Abstract
‘The Inbetweeners’, a National Confidential Enquiry into Patient Outcome and Death (NCEPOD) review, concluded that the transition and transfer of care for young people with complex care needs from paediatric to adult health services is unclear and fragmented. Transition is a priority for the endocrine department at GOSH. We initiated a quality improvement project to address young people’s needs with complex endocrine health conditions in healthcare transition.
Our weekly ‘Big Room’ service development time is a forum for team working and to engage stakeholders and collaborators. First, we agreed a shared vision: ‘safe, effective, and coordinated healthcare transition for endocrine patients that is patient-centred and meets young people’s individual needs’. Next, four objectives aligning to our vision and the NCEPOD review recommendations.
One objective, to ‘define and monitor transfer of care pathways’, was our first focus.
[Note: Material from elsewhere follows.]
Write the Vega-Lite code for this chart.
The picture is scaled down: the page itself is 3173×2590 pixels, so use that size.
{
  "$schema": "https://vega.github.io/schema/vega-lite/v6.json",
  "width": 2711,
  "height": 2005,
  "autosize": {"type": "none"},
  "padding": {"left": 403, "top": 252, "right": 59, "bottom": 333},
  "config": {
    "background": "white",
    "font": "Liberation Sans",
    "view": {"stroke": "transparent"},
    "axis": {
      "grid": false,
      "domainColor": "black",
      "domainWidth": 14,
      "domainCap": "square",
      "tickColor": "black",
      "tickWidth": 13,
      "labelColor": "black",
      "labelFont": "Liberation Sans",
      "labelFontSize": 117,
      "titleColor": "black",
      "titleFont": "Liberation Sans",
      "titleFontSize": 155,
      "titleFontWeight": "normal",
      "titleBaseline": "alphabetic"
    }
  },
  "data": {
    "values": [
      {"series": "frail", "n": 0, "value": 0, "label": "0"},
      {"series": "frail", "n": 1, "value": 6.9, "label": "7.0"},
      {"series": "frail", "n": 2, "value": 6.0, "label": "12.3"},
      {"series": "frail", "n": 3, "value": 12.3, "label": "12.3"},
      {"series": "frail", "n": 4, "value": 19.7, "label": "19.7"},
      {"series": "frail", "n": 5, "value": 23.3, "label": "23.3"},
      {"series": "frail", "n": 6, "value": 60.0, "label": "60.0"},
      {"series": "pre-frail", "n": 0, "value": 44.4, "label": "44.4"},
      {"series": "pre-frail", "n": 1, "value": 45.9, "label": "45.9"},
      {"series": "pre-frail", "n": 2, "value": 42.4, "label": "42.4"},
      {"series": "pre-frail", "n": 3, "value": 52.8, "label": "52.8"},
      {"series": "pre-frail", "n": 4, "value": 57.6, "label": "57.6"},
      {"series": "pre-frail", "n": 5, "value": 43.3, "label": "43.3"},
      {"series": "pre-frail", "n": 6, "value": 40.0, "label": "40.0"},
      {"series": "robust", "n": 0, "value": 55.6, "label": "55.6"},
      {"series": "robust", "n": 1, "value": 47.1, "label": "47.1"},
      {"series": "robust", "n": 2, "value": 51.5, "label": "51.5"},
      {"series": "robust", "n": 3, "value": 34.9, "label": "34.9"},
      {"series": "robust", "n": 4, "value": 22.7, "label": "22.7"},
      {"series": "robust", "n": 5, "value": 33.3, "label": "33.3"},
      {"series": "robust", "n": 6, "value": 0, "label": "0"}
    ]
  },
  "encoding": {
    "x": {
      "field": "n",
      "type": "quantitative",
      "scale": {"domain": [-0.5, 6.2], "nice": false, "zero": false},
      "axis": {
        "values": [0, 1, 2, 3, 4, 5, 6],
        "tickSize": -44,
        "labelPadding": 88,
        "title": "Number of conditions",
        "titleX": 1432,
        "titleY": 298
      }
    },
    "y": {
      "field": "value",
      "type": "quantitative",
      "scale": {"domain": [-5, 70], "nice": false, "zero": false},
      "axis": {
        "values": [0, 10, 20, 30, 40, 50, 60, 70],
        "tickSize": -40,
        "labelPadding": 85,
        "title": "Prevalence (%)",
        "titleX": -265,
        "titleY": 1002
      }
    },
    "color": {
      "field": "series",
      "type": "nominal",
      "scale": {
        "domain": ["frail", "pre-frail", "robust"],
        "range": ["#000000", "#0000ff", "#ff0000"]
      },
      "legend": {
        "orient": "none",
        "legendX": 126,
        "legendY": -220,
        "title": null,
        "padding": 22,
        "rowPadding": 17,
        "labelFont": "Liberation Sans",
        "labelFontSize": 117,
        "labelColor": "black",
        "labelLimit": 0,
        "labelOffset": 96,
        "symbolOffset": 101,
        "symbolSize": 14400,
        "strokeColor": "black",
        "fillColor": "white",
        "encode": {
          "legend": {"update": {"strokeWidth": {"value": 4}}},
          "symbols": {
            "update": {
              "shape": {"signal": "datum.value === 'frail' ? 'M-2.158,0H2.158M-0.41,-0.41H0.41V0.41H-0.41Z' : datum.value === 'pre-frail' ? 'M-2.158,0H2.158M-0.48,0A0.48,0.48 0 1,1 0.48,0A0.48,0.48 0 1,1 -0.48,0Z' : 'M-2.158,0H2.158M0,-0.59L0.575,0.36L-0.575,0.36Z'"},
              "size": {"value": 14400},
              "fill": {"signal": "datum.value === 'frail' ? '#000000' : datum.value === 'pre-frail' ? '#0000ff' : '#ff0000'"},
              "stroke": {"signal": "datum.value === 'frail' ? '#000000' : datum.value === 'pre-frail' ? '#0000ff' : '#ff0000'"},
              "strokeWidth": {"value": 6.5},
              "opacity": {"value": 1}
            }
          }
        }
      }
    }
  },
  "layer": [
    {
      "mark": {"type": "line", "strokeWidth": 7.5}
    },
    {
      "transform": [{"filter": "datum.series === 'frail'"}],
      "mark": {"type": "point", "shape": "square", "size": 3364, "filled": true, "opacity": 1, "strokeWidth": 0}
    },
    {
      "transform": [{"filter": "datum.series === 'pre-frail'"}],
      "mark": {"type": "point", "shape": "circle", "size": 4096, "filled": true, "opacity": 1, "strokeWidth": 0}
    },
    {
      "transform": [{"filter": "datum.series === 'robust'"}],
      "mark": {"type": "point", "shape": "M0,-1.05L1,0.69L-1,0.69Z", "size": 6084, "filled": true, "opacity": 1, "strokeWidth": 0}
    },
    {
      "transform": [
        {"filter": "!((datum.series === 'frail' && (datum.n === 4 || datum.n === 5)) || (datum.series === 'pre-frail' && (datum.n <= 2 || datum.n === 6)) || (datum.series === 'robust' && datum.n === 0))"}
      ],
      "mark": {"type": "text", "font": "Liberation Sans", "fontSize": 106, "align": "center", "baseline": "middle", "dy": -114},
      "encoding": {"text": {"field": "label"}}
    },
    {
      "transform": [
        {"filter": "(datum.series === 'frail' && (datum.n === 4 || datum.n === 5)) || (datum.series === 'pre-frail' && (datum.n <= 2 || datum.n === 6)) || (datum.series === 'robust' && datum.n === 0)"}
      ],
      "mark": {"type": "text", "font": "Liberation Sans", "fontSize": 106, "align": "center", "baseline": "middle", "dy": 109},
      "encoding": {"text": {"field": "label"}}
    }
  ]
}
We assessed (1) current practice – what we do well and the challenges; (2) endocrine patient cohorts requiring pathways; and (3) with which adolescent and adult services we should partner.
Developing each pathway was an iterative process. We collaborated and ‘tested’ the pathway’s feasibility with sub-specialists, clinical nurse specialists, and external adolescent and adult health teams. We created 19 transfer of care pathways for endocrine conditions. These show the recommended referral age; transition multidisciplinary teams (MDT), adolescent service, and adult service; and hospital and named consultant or clinic.
Outcome measures will include monitoring patient numbers above a certain age in our endocrine clinic. We created a report in Epic (our electronic patient record) to extract this data. Other outcome measures will be feedback from partners in adolescent and adult health services and feedback from young people. We are currently surveying young people at GOSH and after their transfer of care, which will also inform our next healthcare transition focus: the creation of endocrine-specific and patient-centred resources.